Ramsay just shrugged it off. Normally if you give opponents of this skill a free hole or two, it will be nearly impossible to overcome. I would consider it a bad practice. At that level of competition you rarely see infractions like that. If Richie wants to compete at a higher level, he won’t be able to recover so easily.

Davis Love III started the last two tournaments on fire. At the PGA Championship, when his Ryder Cup candidacy was on the line, he faded off into the background finishing 34th. Last week at Firestone he had a chance to redeem himself. He was in the final pairing Saturday with Tiger and got it to -11 after a birdie on #10. Davis had taken advantage of a surprisingly bad start by Tiger to put some distance between himself and the rest of the field.

But once again, Davis couldn’t hold on. He bogeyed three holes coming in and started the final round with a double. The fourth-place finish wasn’t all that bad, but I’m starting to wonder if Davis will ever see the inside of a winner’s circle again.

The Ugly
There really hasn’t been too much ugly in the past few weeks of golf. I won’t re-hash the debacle at the U.S. Open. That’s old news (even though Phil Mickelson still hasn’t recovered).

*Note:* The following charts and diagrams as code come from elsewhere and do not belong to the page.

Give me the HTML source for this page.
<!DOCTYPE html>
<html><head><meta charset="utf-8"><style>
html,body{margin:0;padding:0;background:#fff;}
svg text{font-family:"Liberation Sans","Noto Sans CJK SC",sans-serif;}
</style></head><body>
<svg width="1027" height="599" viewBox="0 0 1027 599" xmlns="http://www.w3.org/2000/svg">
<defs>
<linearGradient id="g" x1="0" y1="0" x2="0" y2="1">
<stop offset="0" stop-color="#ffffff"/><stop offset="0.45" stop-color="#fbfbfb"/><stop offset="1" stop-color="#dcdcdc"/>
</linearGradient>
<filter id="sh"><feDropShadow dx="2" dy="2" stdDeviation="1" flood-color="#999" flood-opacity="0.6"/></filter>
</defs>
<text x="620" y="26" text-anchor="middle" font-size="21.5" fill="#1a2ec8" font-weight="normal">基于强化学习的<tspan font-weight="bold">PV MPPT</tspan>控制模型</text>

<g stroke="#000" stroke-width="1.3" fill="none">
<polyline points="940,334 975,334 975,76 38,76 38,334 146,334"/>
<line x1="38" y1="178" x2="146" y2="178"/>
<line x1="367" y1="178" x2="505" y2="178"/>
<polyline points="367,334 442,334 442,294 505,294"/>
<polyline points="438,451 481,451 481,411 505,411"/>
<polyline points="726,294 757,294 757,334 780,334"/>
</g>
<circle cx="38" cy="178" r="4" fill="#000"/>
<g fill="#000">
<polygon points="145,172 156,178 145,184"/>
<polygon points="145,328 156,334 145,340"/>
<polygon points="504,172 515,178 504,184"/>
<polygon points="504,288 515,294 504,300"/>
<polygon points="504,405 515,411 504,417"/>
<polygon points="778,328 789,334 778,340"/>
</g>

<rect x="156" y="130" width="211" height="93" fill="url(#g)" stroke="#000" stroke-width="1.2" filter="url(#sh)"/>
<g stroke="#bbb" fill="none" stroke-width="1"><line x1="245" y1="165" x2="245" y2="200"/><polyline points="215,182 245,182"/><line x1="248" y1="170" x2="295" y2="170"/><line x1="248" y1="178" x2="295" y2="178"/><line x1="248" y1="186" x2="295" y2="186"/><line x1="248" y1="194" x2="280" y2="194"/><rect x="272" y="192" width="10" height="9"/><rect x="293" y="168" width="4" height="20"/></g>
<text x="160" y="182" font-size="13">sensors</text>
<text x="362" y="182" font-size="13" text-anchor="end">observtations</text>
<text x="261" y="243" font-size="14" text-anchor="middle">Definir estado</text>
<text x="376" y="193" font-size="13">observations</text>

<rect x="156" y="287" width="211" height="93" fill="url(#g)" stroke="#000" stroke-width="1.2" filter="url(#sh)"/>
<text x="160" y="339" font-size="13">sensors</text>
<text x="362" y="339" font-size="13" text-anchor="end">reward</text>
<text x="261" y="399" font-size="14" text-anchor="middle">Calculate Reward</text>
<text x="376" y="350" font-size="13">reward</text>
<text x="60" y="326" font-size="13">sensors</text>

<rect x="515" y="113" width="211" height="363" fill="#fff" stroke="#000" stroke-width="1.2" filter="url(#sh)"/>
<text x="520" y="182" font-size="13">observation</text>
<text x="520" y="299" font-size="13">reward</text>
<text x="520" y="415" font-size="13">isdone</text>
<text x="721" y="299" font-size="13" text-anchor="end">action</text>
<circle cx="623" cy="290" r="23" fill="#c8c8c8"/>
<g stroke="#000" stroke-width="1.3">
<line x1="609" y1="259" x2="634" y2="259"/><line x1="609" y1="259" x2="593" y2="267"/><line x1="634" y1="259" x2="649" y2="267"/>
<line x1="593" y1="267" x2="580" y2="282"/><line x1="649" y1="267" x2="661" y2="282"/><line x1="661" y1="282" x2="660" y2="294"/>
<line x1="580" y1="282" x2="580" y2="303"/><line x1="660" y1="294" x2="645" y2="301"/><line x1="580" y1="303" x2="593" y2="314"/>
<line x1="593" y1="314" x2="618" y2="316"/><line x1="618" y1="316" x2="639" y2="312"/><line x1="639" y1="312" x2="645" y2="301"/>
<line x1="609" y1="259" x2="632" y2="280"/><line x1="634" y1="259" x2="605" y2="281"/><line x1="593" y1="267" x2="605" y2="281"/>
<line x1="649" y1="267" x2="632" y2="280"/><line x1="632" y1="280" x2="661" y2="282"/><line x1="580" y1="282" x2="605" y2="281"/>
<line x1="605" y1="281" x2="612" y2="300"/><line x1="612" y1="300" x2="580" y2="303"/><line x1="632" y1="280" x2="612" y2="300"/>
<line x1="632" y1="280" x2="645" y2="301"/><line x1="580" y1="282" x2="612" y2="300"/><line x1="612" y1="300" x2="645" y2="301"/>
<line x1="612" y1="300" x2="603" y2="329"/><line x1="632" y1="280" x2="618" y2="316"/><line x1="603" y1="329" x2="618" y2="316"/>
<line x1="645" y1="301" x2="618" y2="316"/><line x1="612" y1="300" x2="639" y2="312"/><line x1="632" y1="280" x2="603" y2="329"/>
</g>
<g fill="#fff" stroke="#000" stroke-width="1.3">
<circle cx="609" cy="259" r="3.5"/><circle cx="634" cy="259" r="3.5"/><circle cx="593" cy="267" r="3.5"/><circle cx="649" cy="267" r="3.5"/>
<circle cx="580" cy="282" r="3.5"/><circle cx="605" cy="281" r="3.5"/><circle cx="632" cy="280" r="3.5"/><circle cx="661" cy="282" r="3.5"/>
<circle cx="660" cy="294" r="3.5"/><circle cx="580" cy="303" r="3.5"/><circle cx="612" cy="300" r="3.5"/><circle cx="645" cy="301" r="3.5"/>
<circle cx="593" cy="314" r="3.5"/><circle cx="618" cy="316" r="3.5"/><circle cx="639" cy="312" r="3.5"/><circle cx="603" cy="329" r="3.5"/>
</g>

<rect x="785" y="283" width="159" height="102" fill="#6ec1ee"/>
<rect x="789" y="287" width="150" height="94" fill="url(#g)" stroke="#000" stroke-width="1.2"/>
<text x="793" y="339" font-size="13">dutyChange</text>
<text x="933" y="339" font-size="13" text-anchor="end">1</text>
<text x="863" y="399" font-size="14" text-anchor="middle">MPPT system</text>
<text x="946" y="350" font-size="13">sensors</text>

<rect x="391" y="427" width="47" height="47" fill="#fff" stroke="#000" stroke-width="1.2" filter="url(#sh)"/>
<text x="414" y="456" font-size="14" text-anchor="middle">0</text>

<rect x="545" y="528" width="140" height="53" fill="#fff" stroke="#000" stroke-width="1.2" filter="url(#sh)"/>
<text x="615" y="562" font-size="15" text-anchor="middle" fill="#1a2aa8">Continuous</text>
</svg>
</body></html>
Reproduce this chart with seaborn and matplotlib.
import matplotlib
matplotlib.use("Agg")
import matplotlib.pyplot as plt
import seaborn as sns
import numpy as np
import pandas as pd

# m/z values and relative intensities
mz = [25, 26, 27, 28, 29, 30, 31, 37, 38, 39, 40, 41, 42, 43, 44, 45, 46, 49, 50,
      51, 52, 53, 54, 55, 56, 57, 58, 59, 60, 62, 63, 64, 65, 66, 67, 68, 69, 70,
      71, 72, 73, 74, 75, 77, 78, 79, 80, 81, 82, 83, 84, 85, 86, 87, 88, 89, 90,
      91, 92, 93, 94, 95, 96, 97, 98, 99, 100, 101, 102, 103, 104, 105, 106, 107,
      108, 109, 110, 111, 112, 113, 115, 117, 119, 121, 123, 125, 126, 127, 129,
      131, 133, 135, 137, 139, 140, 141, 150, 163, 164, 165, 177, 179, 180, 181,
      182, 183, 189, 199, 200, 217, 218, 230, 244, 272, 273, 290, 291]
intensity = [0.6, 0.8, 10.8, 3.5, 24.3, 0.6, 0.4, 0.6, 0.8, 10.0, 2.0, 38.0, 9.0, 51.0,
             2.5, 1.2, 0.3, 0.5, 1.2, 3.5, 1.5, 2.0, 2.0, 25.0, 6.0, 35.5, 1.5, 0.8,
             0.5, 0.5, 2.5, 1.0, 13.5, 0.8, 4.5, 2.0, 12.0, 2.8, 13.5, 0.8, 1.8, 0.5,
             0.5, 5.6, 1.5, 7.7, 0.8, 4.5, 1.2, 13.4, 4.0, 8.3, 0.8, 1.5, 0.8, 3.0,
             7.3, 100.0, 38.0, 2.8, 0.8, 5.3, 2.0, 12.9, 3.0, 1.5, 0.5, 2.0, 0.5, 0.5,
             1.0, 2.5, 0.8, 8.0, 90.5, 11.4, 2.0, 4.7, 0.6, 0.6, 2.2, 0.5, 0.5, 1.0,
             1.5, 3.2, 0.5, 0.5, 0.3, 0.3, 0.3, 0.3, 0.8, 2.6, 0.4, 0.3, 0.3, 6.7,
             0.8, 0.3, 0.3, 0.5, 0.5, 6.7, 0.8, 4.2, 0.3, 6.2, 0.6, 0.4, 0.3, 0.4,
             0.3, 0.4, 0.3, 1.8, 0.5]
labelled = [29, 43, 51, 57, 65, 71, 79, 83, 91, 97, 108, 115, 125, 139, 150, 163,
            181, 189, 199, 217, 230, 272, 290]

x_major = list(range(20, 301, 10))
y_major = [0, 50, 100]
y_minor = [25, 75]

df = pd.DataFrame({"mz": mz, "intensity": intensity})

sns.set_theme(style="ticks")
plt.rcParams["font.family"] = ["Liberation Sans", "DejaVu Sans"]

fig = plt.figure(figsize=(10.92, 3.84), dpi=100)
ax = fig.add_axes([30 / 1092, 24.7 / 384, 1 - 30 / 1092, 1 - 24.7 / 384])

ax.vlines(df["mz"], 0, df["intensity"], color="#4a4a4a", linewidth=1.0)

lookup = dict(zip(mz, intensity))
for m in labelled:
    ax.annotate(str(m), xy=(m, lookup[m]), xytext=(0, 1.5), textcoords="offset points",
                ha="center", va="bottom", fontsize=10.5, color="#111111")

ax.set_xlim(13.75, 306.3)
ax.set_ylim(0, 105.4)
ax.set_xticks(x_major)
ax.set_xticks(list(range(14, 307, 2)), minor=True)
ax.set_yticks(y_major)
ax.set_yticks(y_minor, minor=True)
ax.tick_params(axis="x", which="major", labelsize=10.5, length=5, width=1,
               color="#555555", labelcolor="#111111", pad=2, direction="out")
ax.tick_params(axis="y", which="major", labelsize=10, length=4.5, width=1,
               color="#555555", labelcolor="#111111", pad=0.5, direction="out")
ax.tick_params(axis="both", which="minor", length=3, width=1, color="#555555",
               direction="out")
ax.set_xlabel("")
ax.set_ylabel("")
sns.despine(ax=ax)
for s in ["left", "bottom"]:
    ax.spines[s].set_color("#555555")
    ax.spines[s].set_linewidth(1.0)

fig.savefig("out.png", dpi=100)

Sergio’s putting is still ugly and will continue to cost him wins and any shot at a major. I’m still amazed that he was, at one time, one of the top putters on tour. He has fallen so far and you can see it just kills him that he can’t find the stroke that he once had.

Sergio’s problems don’t hold a candle to mine though. A couple weeks ago we had our club championship and I finished four shots behind the eventual champion. What’s ugly about that? I missed four putts inside three feet… that’s what.

I’ve been trying a couple new things with the putter and had some mild success. The final round was anything but mild though. It felt like I had mild nausea when standing over the short putts. I didn’t hit the ball all that well, but you get sick throwing shots away on the green.

You’d think I’d learn my lesson, but the next day I had three three-putts. What made this even more ugly was that I shot a 71. Take away those three putts and it drops to a 68. Frustrating might be a good word for it as well, but to the innocent bystander, ugly should do.